TD Economics outlines possibilities for this year
As the Bank of Canada interest rate is now at a peak of 4.5%, the economy is likely to slow down significantly with GDP expected to stall in mid-2023, according to TD Economics.
The central bank’s announcement earlier this week is shaping up to be its last rate hike for a long while, TD said.
“Heading into (January 25), the bank had communicated that it could go either way with [the latest] decision — deciding between a final hike or a pause,” TD said in a new analysis. “Given the robustness of consumer spending and employment trends, the BoC clearly felt it needed this final hike to solidify the turn in economic momentum.”

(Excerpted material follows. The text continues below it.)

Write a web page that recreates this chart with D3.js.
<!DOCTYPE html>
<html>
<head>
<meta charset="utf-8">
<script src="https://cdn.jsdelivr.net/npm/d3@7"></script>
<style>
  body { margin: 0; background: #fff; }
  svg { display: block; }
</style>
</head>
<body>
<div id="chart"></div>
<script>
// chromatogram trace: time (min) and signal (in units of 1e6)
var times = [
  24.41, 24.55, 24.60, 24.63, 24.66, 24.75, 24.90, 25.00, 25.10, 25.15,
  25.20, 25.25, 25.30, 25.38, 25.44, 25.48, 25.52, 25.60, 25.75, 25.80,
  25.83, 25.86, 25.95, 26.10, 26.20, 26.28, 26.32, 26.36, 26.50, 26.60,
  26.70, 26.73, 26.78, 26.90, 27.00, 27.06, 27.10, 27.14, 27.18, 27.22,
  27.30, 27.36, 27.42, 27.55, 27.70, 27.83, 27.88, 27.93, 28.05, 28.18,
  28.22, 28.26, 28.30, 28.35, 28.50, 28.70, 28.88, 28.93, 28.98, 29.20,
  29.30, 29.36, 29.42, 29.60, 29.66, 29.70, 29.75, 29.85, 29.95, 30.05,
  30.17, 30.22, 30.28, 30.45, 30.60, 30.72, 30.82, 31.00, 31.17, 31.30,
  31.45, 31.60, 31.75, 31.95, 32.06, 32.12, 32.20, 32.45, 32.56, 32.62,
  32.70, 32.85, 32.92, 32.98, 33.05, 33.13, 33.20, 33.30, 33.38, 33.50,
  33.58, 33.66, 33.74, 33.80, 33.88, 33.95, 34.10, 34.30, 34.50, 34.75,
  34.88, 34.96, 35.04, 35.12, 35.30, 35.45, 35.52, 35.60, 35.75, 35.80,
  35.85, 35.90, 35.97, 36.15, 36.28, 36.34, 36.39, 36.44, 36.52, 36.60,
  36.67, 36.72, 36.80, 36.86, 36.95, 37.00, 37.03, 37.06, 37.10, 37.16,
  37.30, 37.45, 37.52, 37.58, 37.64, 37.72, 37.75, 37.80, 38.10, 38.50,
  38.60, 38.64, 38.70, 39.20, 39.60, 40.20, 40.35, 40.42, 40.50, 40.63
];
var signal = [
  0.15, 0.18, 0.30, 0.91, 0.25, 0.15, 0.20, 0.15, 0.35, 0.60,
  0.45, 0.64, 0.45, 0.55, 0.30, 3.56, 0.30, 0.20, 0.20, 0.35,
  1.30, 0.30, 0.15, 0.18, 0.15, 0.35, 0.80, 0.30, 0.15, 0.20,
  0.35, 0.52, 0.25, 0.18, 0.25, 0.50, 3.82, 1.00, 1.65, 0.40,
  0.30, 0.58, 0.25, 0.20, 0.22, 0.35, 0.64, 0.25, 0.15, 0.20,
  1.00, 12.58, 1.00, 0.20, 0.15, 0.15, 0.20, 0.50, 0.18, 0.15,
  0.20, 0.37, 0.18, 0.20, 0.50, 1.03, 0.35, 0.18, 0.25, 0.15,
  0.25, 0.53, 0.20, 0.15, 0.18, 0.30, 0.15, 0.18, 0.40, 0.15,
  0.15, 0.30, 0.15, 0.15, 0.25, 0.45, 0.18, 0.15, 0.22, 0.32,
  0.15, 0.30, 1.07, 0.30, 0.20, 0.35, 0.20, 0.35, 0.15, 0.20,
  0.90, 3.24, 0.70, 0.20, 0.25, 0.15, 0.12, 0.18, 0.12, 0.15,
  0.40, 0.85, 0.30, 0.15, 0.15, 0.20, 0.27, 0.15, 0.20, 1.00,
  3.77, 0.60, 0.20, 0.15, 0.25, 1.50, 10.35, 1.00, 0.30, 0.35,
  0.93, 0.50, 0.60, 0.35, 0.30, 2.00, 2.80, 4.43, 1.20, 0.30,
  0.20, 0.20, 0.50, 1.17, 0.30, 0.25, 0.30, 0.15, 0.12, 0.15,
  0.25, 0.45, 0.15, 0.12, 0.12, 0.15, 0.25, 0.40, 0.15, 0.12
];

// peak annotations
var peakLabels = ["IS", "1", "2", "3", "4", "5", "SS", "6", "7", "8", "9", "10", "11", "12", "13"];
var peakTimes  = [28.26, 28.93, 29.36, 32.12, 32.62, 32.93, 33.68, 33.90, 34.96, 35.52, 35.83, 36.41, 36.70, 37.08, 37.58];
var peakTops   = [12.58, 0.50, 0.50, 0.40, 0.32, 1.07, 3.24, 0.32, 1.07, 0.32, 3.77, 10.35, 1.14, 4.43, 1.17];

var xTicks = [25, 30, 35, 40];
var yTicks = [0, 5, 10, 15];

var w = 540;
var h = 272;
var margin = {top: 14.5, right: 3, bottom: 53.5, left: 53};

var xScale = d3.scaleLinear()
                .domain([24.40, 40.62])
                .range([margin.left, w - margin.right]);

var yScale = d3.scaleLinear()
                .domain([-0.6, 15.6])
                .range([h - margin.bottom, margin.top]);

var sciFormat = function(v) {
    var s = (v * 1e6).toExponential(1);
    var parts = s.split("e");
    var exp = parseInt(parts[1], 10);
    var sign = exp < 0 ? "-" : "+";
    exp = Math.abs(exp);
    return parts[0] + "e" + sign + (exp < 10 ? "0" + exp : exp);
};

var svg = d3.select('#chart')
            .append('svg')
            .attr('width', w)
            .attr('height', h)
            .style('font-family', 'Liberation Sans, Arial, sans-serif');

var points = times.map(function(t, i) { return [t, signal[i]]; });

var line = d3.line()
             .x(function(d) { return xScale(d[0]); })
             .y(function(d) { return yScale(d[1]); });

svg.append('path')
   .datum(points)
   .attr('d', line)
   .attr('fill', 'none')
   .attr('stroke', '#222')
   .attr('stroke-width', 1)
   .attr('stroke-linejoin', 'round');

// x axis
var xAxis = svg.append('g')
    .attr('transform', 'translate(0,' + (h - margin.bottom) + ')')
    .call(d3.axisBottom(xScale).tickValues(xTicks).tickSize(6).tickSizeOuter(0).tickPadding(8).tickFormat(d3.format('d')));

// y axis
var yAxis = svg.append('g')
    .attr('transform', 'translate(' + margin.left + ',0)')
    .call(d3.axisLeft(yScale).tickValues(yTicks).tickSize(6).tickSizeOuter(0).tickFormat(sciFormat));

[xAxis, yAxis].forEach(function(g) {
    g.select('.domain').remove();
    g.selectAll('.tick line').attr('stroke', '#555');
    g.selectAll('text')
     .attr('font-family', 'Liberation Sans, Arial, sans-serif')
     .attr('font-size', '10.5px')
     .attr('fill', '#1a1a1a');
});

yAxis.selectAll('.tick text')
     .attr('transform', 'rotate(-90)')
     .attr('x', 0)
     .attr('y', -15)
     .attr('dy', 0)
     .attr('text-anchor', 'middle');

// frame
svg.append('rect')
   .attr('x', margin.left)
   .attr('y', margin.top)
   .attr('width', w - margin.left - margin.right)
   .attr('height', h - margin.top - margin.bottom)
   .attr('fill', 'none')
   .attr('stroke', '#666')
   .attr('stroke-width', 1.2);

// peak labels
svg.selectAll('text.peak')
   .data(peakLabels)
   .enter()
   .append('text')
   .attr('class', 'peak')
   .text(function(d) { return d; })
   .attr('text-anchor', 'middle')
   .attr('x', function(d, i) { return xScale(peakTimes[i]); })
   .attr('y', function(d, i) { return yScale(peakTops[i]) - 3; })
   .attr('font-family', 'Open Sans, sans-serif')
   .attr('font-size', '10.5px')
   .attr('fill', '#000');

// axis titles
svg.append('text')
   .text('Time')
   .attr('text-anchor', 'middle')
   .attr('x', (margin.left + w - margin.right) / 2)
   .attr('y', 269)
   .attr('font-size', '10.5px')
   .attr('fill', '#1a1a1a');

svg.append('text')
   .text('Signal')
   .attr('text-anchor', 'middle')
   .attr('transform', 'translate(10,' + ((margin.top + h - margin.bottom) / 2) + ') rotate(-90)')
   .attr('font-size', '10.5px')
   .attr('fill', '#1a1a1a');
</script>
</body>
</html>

The likely deceleration this year is expected to be a consumer-led trend.
“Greater conviction in this has also led the BoC to cut its inflation forecast,” TD said. “With the belief that the economy is on the path to price stability, the BoC can now step to the sidelines and let its restrictive policy filter through the economy.”

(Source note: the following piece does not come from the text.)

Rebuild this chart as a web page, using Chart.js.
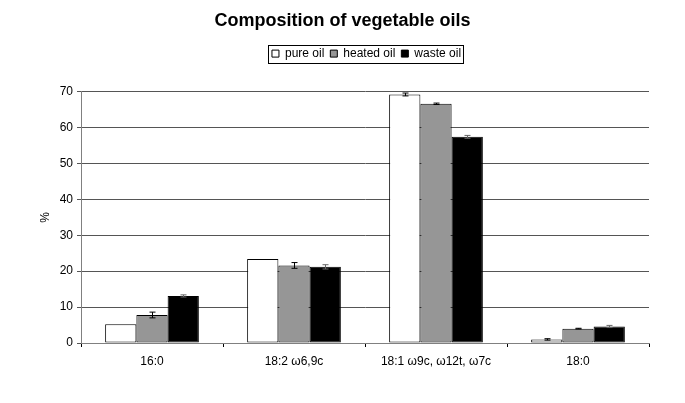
<!DOCTYPE html>
<html>
<head>
<meta charset="utf-8">
<script src="https://cdn.jsdelivr.net/npm/chart.js@4"></script>
<style>
  html, body { margin: 0; padding: 0; background: #fff; }
  #wrap { width: 685px; height: 403px; }
</style>
</head>
<body>
<div id="wrap"><canvas id="c" width="685" height="403"></canvas></div>
<script>
// values
const categories = ['16:0', '18:2 \u03c96,9c', '18:1 \u03c99c, \u03c912t, \u03c97c', '18:0'];
const pureOil = [5.2, 23.4, 69.2, 1.0];
const heatedOil = [7.8, 21.6, 66.6, 4.0];
const wasteOil = [13.1, 21.2, 57.4, 4.6];
const pureErr = [0, 0, 0.4, 0.2];
const heatedErr = [0.8, 0.8, 0.2, 0.1];
const wasteErr = [0.3, 0.6, 0.4, 0.3];
const yTicks = [0, 10, 20, 30, 40, 50, 60, 70];

const FONT = 'Liberation Sans';

const errorBars = {
    id: 'errorBars',
    afterDatasetsDraw(chart) {
        const ctx = chart.ctx;
        const y = chart.scales.y;
        ctx.save();
        ctx.lineWidth = 1;
        chart.data.datasets.forEach((ds, di) => {
            const meta = chart.getDatasetMeta(di);
            meta.data.forEach((bar, i) => {
                const e = ds.errors[i];
                if (!e) return;
                const v = ds.data[i];
                const x = Math.round(bar.x) + 0.5;
                const top = y.getPixelForValue(v + e);
                const bot = y.getPixelForValue(v - e);
                ctx.strokeStyle = di === 2 ? '#666' : '#000';
                ctx.beginPath();
                ctx.moveTo(x, top); ctx.lineTo(x, bot);
                ctx.moveTo(x - 3, top); ctx.lineTo(x + 3, top);
                ctx.moveTo(x - 3, bot); ctx.lineTo(x + 3, bot);
                ctx.stroke();
            });
        });
        ctx.restore();
    }
};

// title centred on the whole canvas; legend with extra space below it,
// centred over the plot area, with a frame
const headerTweak = {
    id: 'headerTweak',
    beforeInit(chart) {
        const tl = chart.titleBlock;
        const tdraw = tl.draw;
        tl.draw = function () {
            const ctx = chart.ctx;
            const shift = Math.round(chart.width / 2 - (this.left + this.right) / 2);
            ctx.save();
            ctx.translate(shift, 1);
            tdraw.call(this);
            ctx.restore();
        };

        const lg = chart.legend;
        const fit = lg.fit;
        lg.fit = function () {
            fit.call(this);
            this.height += 21;
        };
        const draw = lg.draw;
        lg.draw = function () {
            const boxes = this.legendHitBoxes;
            const ctx = chart.ctx;
            const l = Math.min(...boxes.map(b => b.left)) - 4;
            const r = Math.max(...boxes.map(b => b.left + b.width)) + 2;
            const t = Math.min(...boxes.map(b => b.top)) - 3;
            const bt = Math.max(...boxes.map(b => b.top + b.height)) + 3;
            const ca = chart.chartArea;
            const shift = Math.round((ca.left + ca.right) / 2 - (l + r) / 2);
            ctx.save();
            ctx.translate(shift, -1);
            draw.call(this);
            ctx.strokeStyle = '#000';
            ctx.lineWidth = 1;
            ctx.strokeRect(Math.round(l) + 0.5, Math.round(t) + 0.5, Math.round(r - l), Math.round(bt - t));
            ctx.restore();
        };
    }
};

function ds(label, data, errors, color) {
    return {
        label: label,
        data: data,
        errors: errors,
        backgroundColor: color,
        borderColor: '#000',
        borderWidth: 1,
        borderSkipped: false,
        categoryPercentage: 0.66,
        barPercentage: 1.0
    };
}

new Chart(document.getElementById('c'), {
    type: 'bar',
    data: {
        labels: categories,
        datasets: [
            ds('pure oil', pureOil, pureErr, '#ffffff'),
            ds('heated oil', heatedOil, heatedErr, '#969696'),
            ds('waste oil', wasteOil, wasteErr, '#000000')
        ]
    },
    options: {
        responsive: false,
        animation: false,
        layout: { padding: { top: 9, right: 36, bottom: 0, left: 0 } },
        plugins: {
            title: {
                display: true,
                text: 'Composition of vegetable oils',
                color: '#000',
                font: { family: FONT, size: 18, weight: 'bold' },
                padding: { top: 0, bottom: 12 }
            },
            legend: {
                position: 'top',
                labels: {
                    color: '#000',
                    font: { family: FONT, size: 12 },
                    boxWidth: 7,
                    boxHeight: 7,
                    padding: 6,
                    useBorderRadius: false
                }
            },
            tooltip: { enabled: false }
        },
        scales: {
            x: {
                grid: { drawOnChartArea: false, color: '#000', tickLength: 4, offset: true },
                border: { color: '#808080' },
                ticks: { color: '#000', font: { family: FONT, size: 12 }, padding: 7 },
                afterFit(s) { s.height = 60; }
            },
            y: {
                min: 0,
                max: 70,
                afterBuildTicks(s) { s.ticks = yTicks.map(v => ({ value: v })); },
                grid: { color: '#555', tickLength: 4 },
                border: { color: '#808080' },
                ticks: { color: '#000', font: { family: FONT, size: 12 }, padding: 4 },
                title: {
                    display: true, text: '%', color: '#000',
                    font: { family: FONT, size: 12 },
                    padding: { top: 38, bottom: 0 }
                },
                afterFit(s) { s.width = 81; }
            }
        }
    },
    plugins: [errorBars, headerTweak]
});
</script>
</body>
</html>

This guarded stance will almost certainly define the central bank’s strategy this year, barring a few adjustments from unexpected swerves.
“Though [the BoC] does have the option to hike again should inflation prove uncooperative, we are expecting it to hold rates at this level for most of 2023, before cutting at the end of the year to drive a better balance between interest rates being too far in restrictive territory and a weakening economy,” TD concluded.